US Small Businesses Trailing Top Economies

Annual worldwide spending on information technology (IT), Internet, and telecommunications by small- and medium-sized businesses (SMBs) is nearing $1 trillion, according to a report by Access Markets International (AMI) Partners, Inc.

AMI-Partners’ annual Global Small and Medium Business Market Study examined SMB technology spending is six leading economies, the US, France, Germany, UK, Australia, and Japan.

“Worldwide spending by global SMBs on IT, Internet, and telecom reached a staggering $800 billion in 1999,” said Andy Bose, CEO and founder of AMI-Partners. “By 2001, we expect this spending to approach an all-time high of $1 trillion.”

Of the total SMB market, the six economies surveyed are driving more than 60 percent of the world’s spending, representing one-half trillion dollars in 1999, according to the study. The six nations’ SMBs spent vigorously on wide ranging Internet solutions, which accounted for $40 billion in 1999. AMI predicts this figure will almost double to $77 billion by 2001.

While US SMBs took the lead in total spending in 1999 at $250 billion, the study revealed that these domestic businesses are seriously lagging in the adoption of two critical technologies: broadband and wireless Internet.

Germany ranked as the premiere adopter of PCs, high-speed access lines, local area networks (LANs), Web sites and e-commerce, surpassing the US in high-speed access by a factor of three times in 1999. In 1999, Germany and Japan sped ahead in broadband deployment with 59 percent and 40 percent adoption rates, respectively, while the US only adopted broadband at a 21 percent rate. This gap could significantly narrow by 2001, but only if conditions improve, the study forecasts.

The results also show that Japan, the UK, and Germany ranked as the top three countries, respectively, with the highest adoption of wireless Web phones.

US small and medium businesses have fallen behind other leading competitive economies in the horse race for broadband and wireless Internet deployment,” said Bose.
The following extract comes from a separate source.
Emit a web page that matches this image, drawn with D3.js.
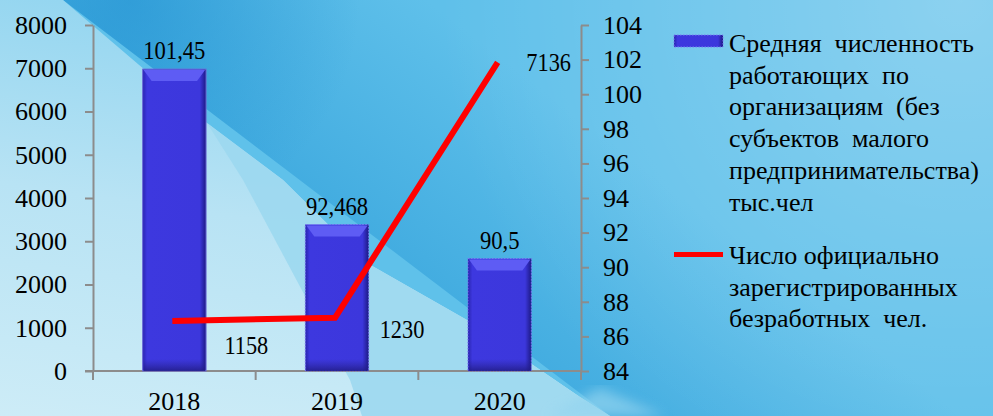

He cited poor service and support, a troubling legacy infrastructure, and a complicated regulatory system among the key factors crippling the US.

The future growth of domestic Internet-enabled services, from e-commerce to Application Service Providers (ASPs), is likely to stumble in the SMB market, as well, unless broadband infrastructure and deployment is enhanced, the study found.
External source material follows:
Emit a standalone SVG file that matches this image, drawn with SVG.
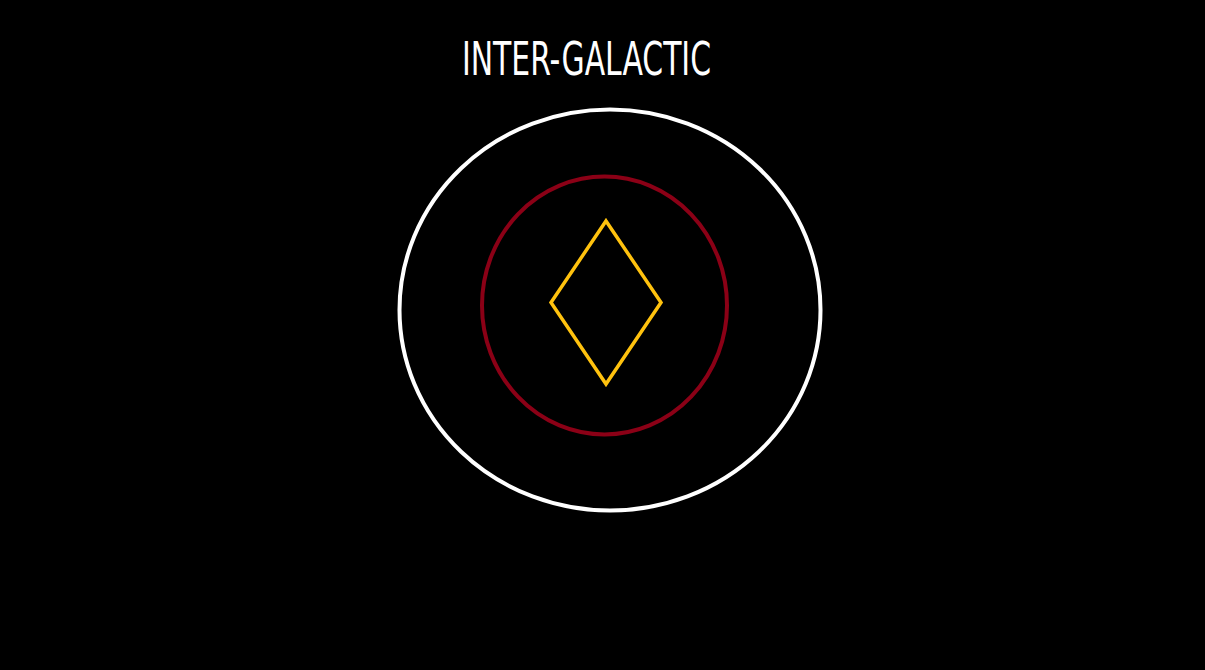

“As millions of small and medium businesses in the United States crawl through the Internet, the future of ASPs and other next generation Web-enabled broadband services hang in a delicate balance, serving a damaging blow to the business ecosystem,” Bose said.

The study also found that small and medium businesses could lose their competitive edge in an increasingly global economy, jeopardizing America’s growth engine.

“As financial markets continue to punish telecom service and infrastructure providers for lackluster performance, SMBs must be taken seriously as a means for new revenue streams and positive impact on the bottom line,” Bose said. “Now is the ideal opportunity for telecoms to boost their sagging financial performance.”

In the wake of poor services and infrastructure, a new generation of players, such as Managed Service Providers (MSPs), is rapidly emerging, according to the study. MSPs provide a one-stop solution offering computing and networking products, broadband and managed Web services, and IT service and support.

For the AMI study, SMBs include non-home based companies with fewer than 1,000 employees. The majority (more than 90 percent) of SMBs have fewer than 10 employees. For the study, AMI-Partners contacted more than 100,000 SMBs in six leading countries. Approximately, 3,500 participated in a comprehensive survey process based on a nationally representative sample in each country.